The biggest obstacle organizations experience on their “analytics journey” is devastatingly fundamental: Their data isn’t usually prepared to be used, says Tibke.

“It’s often organized and structured in different formats throughout the organization,” he says. “Without a master data management [MDM] program, businesses simply aren’t ready for an era of self-service customer intelligence.”

So while marketers may need a liquid relationship with data — i.e., the ability to easily access, manipulate and analyze information — organizations must first ensure that data they’re working with is of good quality. What this requires is establishing consistent definitions of business entities (master data) and reinforcing these definitions via business processes, governance policies, standards and tools (via master data management or MDM).

Sounds suspiciously institutional and anti-agile, right? But here’s the deal: Marketers are perfectly capable of acting nimbly without good customer data, but their decisions can miss the mark — and waste resources. Speedy, data-informed decisions are good, but when those decisions are based on faulty analytics (thanks to a spotty and inaccurate customer database)? Not so good.
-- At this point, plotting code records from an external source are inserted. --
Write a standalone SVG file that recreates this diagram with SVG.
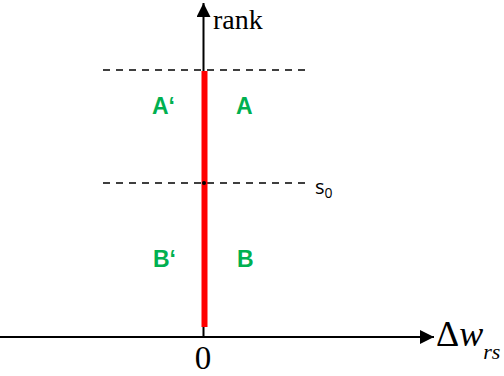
<svg xmlns="http://www.w3.org/2000/svg" width="504" height="376" viewBox="0 0 504 376">
<style>
.ax{stroke:#000;stroke-width:2;fill:none}
.dash{stroke:#000;stroke-width:1.6;stroke-dasharray:7 6;fill:none}
.lbl{font-family:"Liberation Sans",Arial,sans-serif;font-weight:bold;font-size:23px;fill:#00B050}
.tm{font-family:"Liberation Serif","Times New Roman",serif;fill:#000}
</style>
<defs>
<marker id="ah" viewBox="0 0 10 10" refX="10" refY="5" markerWidth="7" markerHeight="7" orient="auto" markerUnits="strokeWidth">
<path d="M0,0 L10,5 L0,10 Z" fill="#000"/>
</marker>
</defs>
<rect width="504" height="376" fill="#fff"/>
<g id="connectors">
<line class="dash" x1="103" y1="70" x2="308" y2="70"/>
<line class="dash" x1="103" y1="183" x2="308" y2="183"/>
<line class="ax" x1="0" y1="337" x2="434" y2="337" marker-end="url(#ah)"/>
<line class="ax" x1="203.5" y1="337" x2="203.5" y2="3" marker-end="url(#ah)"/>
<line x1="204.5" y1="71" x2="204.5" y2="327" stroke="#FF0000" stroke-width="6"/>
<circle cx="204" cy="183" r="2" fill="#000"/>
</g>
<g id="rank"><text class="tm" x="213" y="29" font-size="28">rank</text></g>
<g id="zero"><text class="tm" x="203" y="369" font-size="33" text-anchor="middle">0</text></g>
<g id="dw"><text class="tm" x="436" y="346" font-size="36">Δ<tspan font-style="italic">w</tspan><tspan font-style="italic" font-size="22" dy="13">rs</tspan></text></g>
<g id="s0"><text x="315" y="194" font-family="'Open Sans','Liberation Sans',sans-serif" font-size="20" fill="#000">s<tspan font-size="14" dy="4">0</tspan></text></g>
<g id="Aprime"><text class="lbl" x="152" y="114">A‘</text></g>
<g id="A"><text class="lbl" x="236" y="114">A</text></g>
<g id="Bprime"><text class="lbl" x="153" y="267">B‘</text></g>
<g id="B"><text class="lbl" x="237" y="267">B</text></g>
</svg>
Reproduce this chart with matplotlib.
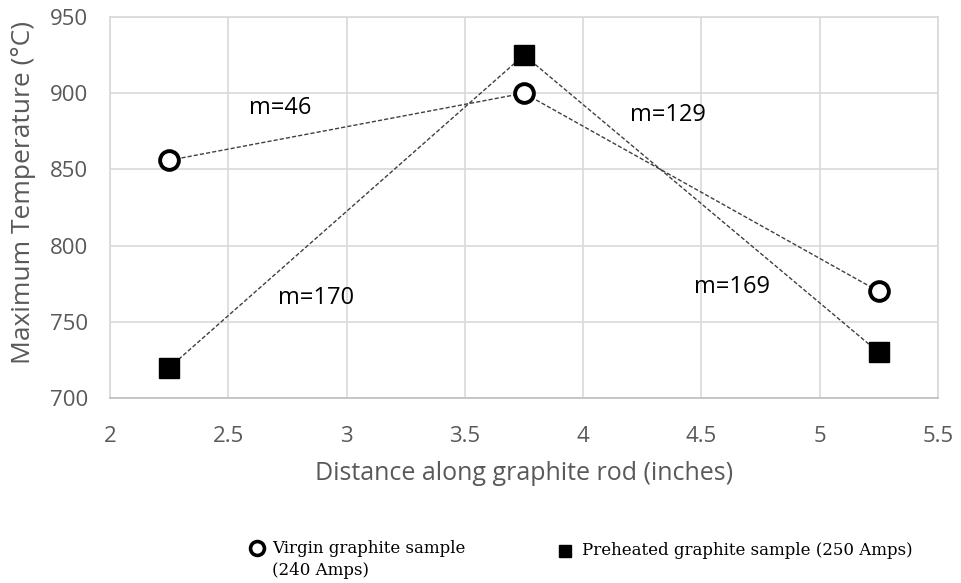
import matplotlib
matplotlib.use("Agg")
import matplotlib.pyplot as plt
from matplotlib.lines import Line2D

# Daten aus dem Diagramm
distance = [2.25, 3.75, 5.25]
virgin_temp = [856, 900, 770]
preheated_temp = [720, 925, 730]

slope_labels = ["m=46", "m=129", "m=170", "m=169"]
slope_pos = [(2.72, 890), (4.36, 886), (2.87, 766), (4.63, 773)]

x_ticks = [2, 2.5, 3, 3.5, 4, 4.5, 5, 5.5]
y_ticks = [700, 750, 800, 850, 900, 950]

legend_labels = [["Virgin graphite sample", "(240 Amps)"],
                 ["Preheated graphite sample (250 Amps)"]]

GRAY = "#595959"
GRID = "#d9d9d9"


def main():
    plt.rcParams["font.family"] = ["Open Sans", "DejaVu Sans"]
    fig = plt.figure(figsize=(9.61, 5.83), dpi=100)
    ax = fig.add_axes([0.1145, 0.317, 0.8615, 0.654])

    ax.plot(distance, virgin_temp, linestyle=(0, (3, 1.5)), color="#404040", lw=1.0,
            marker="o", markersize=13.5, markerfacecolor="white",
            markeredgecolor="black", markeredgewidth=2.8, zorder=3)
    ax.plot(distance, preheated_temp, linestyle=(0, (3, 1.5)), color="#404040", lw=1.0,
            marker="s", markersize=14, markerfacecolor="black",
            markeredgecolor="black", zorder=3)

    for label, (x, y) in zip(slope_labels, slope_pos):
        ax.text(x, y, label, ha="center", va="center", fontsize=17, color="black")

    ax.set_xlim(2, 5.5)
    ax.set_ylim(700, 950)
    ax.set_xticks(x_ticks)
    ax.set_xticklabels([f"{t:g}" for t in x_ticks])
    ax.set_yticks(y_ticks)
    ax.grid(True, color=GRID, lw=1.2)
    ax.set_axisbelow(True)
    ax.tick_params(length=0, labelsize=16, labelcolor=GRAY)
    ax.tick_params(axis="x", pad=20)
    ax.tick_params(axis="y", pad=16)
    for side in ["top", "right", "left"]:
        ax.spines[side].set_color(GRID)
        ax.spines[side].set_linewidth(1.2)
    ax.spines["bottom"].set_color("#bfbfbf")
    ax.spines["bottom"].set_linewidth(1.2)

    ax.set_xlabel("Distance along graphite rod (inches)", fontsize=18, color=GRAY, labelpad=10)
    ax.set_ylabel("Maximum Temperature (°C)", fontsize=19, color=GRAY)
    ax.yaxis.set_label_coords(-0.089, 0.54)

    # Legende von Hand, Marker auf Höhe der ersten Zeile
    serif = {"family": "DejaVu Serif", "size": 12}
    fig.add_artist(Line2D([0.2674], [0.060], transform=fig.transFigure, linestyle="none",
                          marker="o", markersize=10, markerfacecolor="white",
                          markeredgecolor="black", markeredgewidth=2.6))
    fig.text(0.283, 0.060, legend_labels[0][0], ha="left", va="center", fontdict=serif)
    fig.text(0.283, 0.022, legend_labels[0][1], ha="left", va="center", fontdict=serif)
    fig.add_artist(Line2D([0.588], [0.055], transform=fig.transFigure, linestyle="none",
                          marker="s", markersize=9, markerfacecolor="black",
                          markeredgecolor="black"))
    fig.text(0.6056, 0.055, legend_labels[1][0], ha="left", va="center", fontdict=serif)

    fig.savefig("out.png", dpi=100)
    plt.close(fig)


if __name__ == "__main__":
    main()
Generally, speed doesn’t trump precision when it comes to marketing decisions. Ideally, the two work hand in hand. For agile marketing strategies to wield the desired impact, our decisions must be rooted in reliable analytics (derived from high-quality customer data).
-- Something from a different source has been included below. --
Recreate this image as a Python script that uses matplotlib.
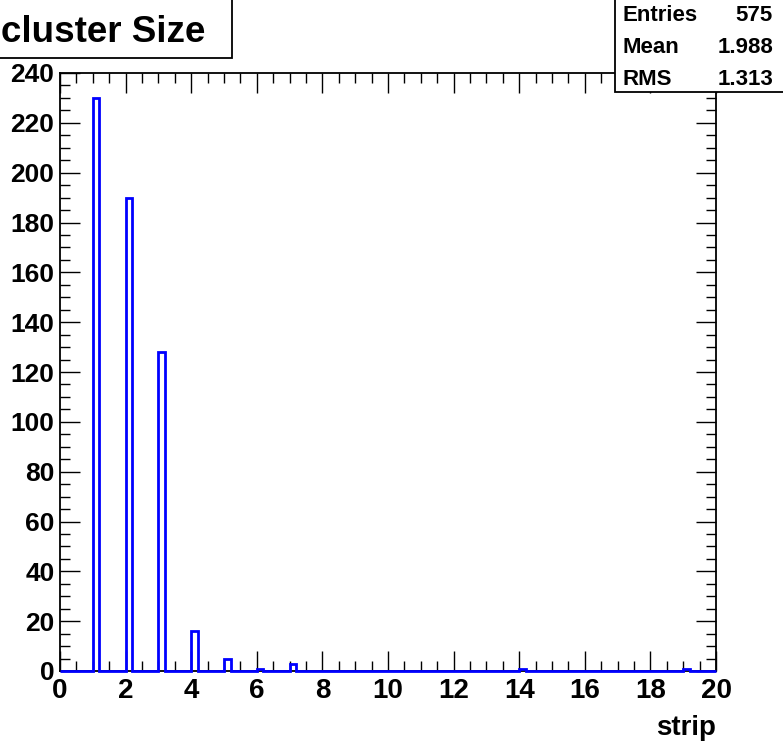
import numpy as np
import matplotlib
matplotlib.use("Agg")
import matplotlib.pyplot as plt
from matplotlib.patches import Rectangle
from matplotlib.ticker import MultipleLocator

# ---- data ----
cluster_sizes = [1, 2, 3, 4, 5, 6, 7, 14, 19]
counts = [230, 190, 128, 16, 5, 1, 3, 1, 1]
n_bins = 100
x_range = (0, 20)
title = "cluster Size"
x_label = "strip"
stats_names = ["Entries", "Mean", "RMS"]
stats_values = ["575", "1.988", "1.313"]

FONT = ["Liberation Sans", "DejaVu Sans"]
plt.rcParams['font.family'] = FONT
plt.rcParams['font.weight'] = 'bold'

W, H = 783, 742
fig = plt.figure(figsize=(W / 100, H / 100), dpi=100)
fig.patch.set_facecolor("white")

def fx(px):
    return px / W

def fy(py):
    return 1 - py / H

ax = fig.add_axes([fx(60), fy(671), fx(716) - fx(60), fy(73) - fy(671)])

edges = np.linspace(x_range[0], x_range[1], n_bins + 1)
width = (x_range[1] - x_range[0]) / n_bins
hist = np.zeros(n_bins)
idx = np.round((np.array(cluster_sizes) - x_range[0]) / width).astype(int)
hist[idx] = counts
ax.stairs(hist, edges, baseline=0, fill=False, color="#0000ff", linewidth=2.0,
          clip_on=False, zorder=3)

ax.set_xlim(*x_range)
ax.set_ylim(0, 240)
ax.xaxis.set_major_locator(MultipleLocator(2))
ax.xaxis.set_minor_locator(MultipleLocator(0.5))
ax.yaxis.set_major_locator(MultipleLocator(20))
ax.yaxis.set_minor_locator(MultipleLocator(5))
ax.tick_params(which="both", direction="in", top=True, right=True, color="black", width=1.0)
ax.tick_params(which="major", length=14.4)
ax.tick_params(which="minor", length=7.2)
ax.tick_params(axis="x", which="major", pad=5, labelsize=20)
ax.tick_params(axis="y", which="major", pad=4, labelsize=19)
for lab in ax.get_xticklabels() + ax.get_yticklabels():
    lab.set_fontweight("bold")
for sp in ax.spines.values():
    sp.set_linewidth(1.3)

fig.text(fx(716), fy(735), x_label, ha="right", va="baseline", fontsize=20, fontweight="bold")

# title box
fig.patches.append(Rectangle((fx(-5), fy(58)), fx(237), 63 / H, transform=fig.transFigure,
                             facecolor="white", edgecolor="black", linewidth=1.3, zorder=5))
fig.text(fx(1), fy(42), title, ha="left", va="baseline", fontsize=26.5, fontweight="bold", zorder=6)

# stats box
fig.patches.append(Rectangle((fx(615), fy(92)), fx(180), 100 / H, transform=fig.transFigure,
                             facecolor="white", edgecolor="black", linewidth=1.3, zorder=5))
for i, (nm, val) in enumerate(zip(stats_names, stats_values)):
    yb = 21 + 32 * i
    fig.text(fx(623), fy(yb), nm, ha="left", va="baseline", fontsize=16, fontweight="bold", zorder=6)
    fig.text(fx(773), fy(yb), val, ha="right", va="baseline", fontsize=16, fontweight="bold", zorder=6)

fig.savefig("out.png", dpi=100)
So if MDM (or other data-quality-related regimens) is a prerequisite to liquid marketing, are we destined to be stuck where we started (i.e., sucked back into “rigid” industrial processes)? Not exactly. Sure, there are organizational processes and policies to safeguard customer data quality, but that doesn’t mean marketing must ride a factory conveyor belt. Marketers are attempting to build intelligent, valuable relationships, which aren’t fabricated on an assembly line. Certainly, operational efficiency is on our radar, but customer experience is king. Shifting buyer demands can compel us to interrogate our data differently. And what we discover in our analytics journey may require us to pivot.

Modern B2B marketers aren’t pushing products; they’re creating sticky, memorable moments that culminate into something useful and/or otherwise valuable. Perhaps Raja Rajamannar, CMO of MasterCard, says it best: “People are valuing experience more than things.”

B2B marketers who are masters at churning out content, generating lots of leads and mass media have learned industrial lessons. They’ve mastered the complexities of the past. But it will only get them so far in a digital world.

As Clay Shirky once observed, those who will have a say in what happens in the future will be those who figure out how to work simply in the present.